HONOLULU — The pilot of a plane that crashed and killed all 11 on board had a history of taking unnecessary risks and pushing the limits of his skills to give passengers an exciting ride, witnesses told federal officials.

A public docket released Wednesday contains reports from a National Transportation Safety Board investigation into the 2019 plane crash that became one of the deadliest civil aviation accidents in the past decade.

The reports included testimony from witnesses and other pilots, including Anthony “Tony” Skinner, a former pilot at the same parachute company, who said the accident pilot, Jerome Renck, sometimes flew aggressively.

The NTSB reports did not provide a specific cause for the crash. They did note that two skydivers boarded the flight at the last minute.

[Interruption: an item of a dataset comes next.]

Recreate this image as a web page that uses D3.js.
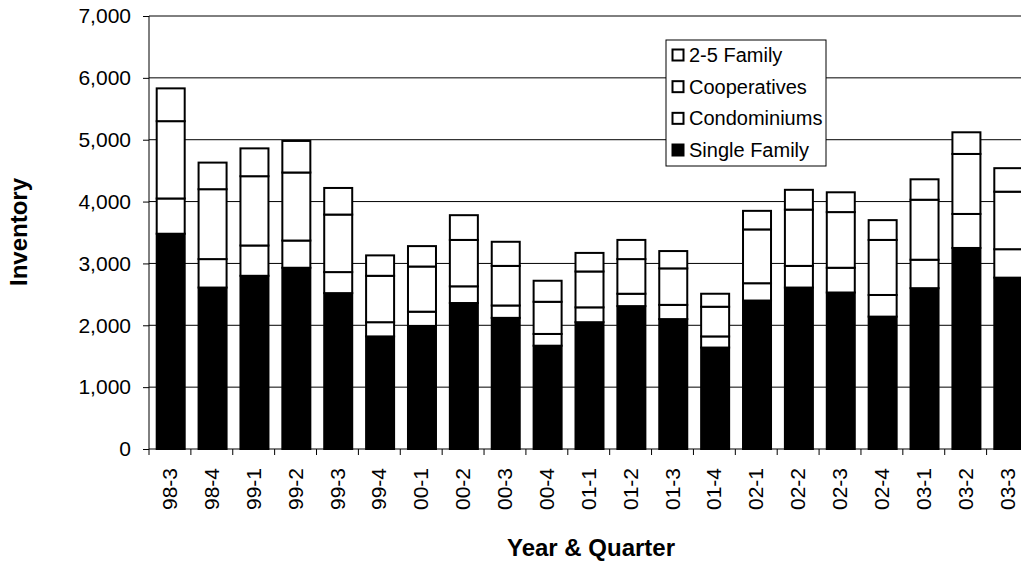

There were also reports that outlined repairs made to the plane after a previous accident in 2016.

Skinner said “Renck would bank hard and pitch up aggressively on departures, and he had seen him do that as a ‘thrill ride’ for the passengers,” the report said. “The pilot would also do negative-G dives for the ‘weightless’ effect for fun, but he heard some jumpers would complain.

The former pilot said Renck, a French national who was the company’s only pilot at the time of the crash, “told him he had done barrel rolls in the accident airplane, but not with passengers,” according to the report.

A tandem skydiving instructor for the skydiving operation, Brian Wagner, said he liked Renck’s piloting.

“He said he liked flying with Jerome since he seemed to fly consistent and predictable each flight, which he liked in a pilot,” the report said. “He always expected a ‘pretty hard pull out,’ and all the flights were the same predictable flight path.”

Accounts from skydivers on that day’s previous flights were also included in the report.

“Takeoff was a little spicy for my liking but for the most part in control,” said skydiver Stephen Hatzistefanidis. “He definitely banked it a little hard on a high rate turn at a seemingly low altitude.”

A witness, Sayar Kuchenski, had taken part in skydives on the plane and flew on it the day before the crash.

In an email to the NTSB, Kuchenski said on previous flights “the pilot would sometimes take off at an extremely steep angle and aggressive climb right after leaving the runway. This was presumably done for fun to intentionally create a high-gravity environment momentary.”

Kuchenski asked the pilot not to fly in that manner because it could cause a stall, “which would be unrecoverable that close to the ground. He respected my opinion and no longer flew the aircraft in that manner while I was on it after I had that discussion with him.”